Femoral compartment syndrome due to haemangiosarcoma in the semimembranosus muscle in a dog.
- PubMed: 16674725
A five-year-old, entire male German shepherd dog was presented to the Veterinary Teaching Hospital-Koret School of Veterinary Medicine because of an acute, painful swelling of the right thigh and severe lameness of two-weeks duration. On physical examination, a firm and painful mass was detected in the hamstring region. Radiography and ultrasonography revealed a soft tissue mass, with a 250 cc fluid accumulation craniomedial to it. Intracompartmental pressure measurement with a Wick catheter demonstrated significantly elevated pressure within the right caudal femoral compartment (25 to 28 mmHg compared with 5 to 7 mmHg in the unaffected leg).
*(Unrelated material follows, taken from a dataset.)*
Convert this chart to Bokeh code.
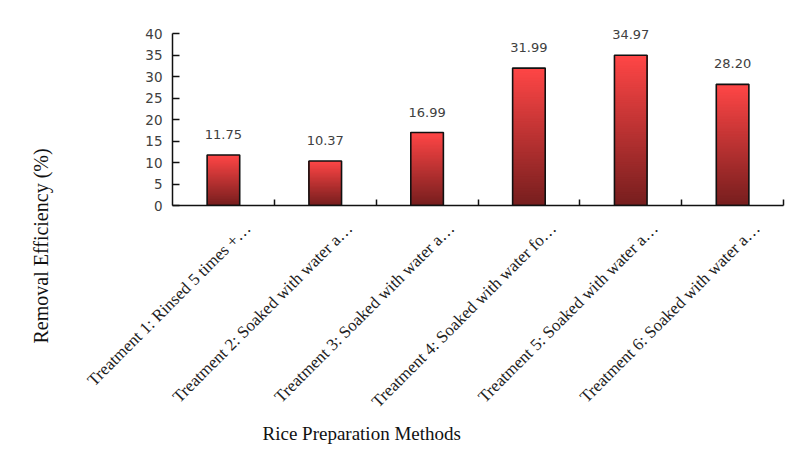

Surgical exploration of the area was undertaken, fasciotomy and mass excision were performed, and resolution of the clinical signs was achieved. The mass was identified by histopathology results as haemangiosarcoma. Two and a half months after surgery, which was followed by adjunct chemotherapy (doxorubicin), the dog was readmitted with a subcutaneous mass in the same area, although he was not lame at this time. Radiographs of the thoracic cavity demonstrated widely disseminated metastases in the lungs. At that point, the owner elected to have the dog euthanased.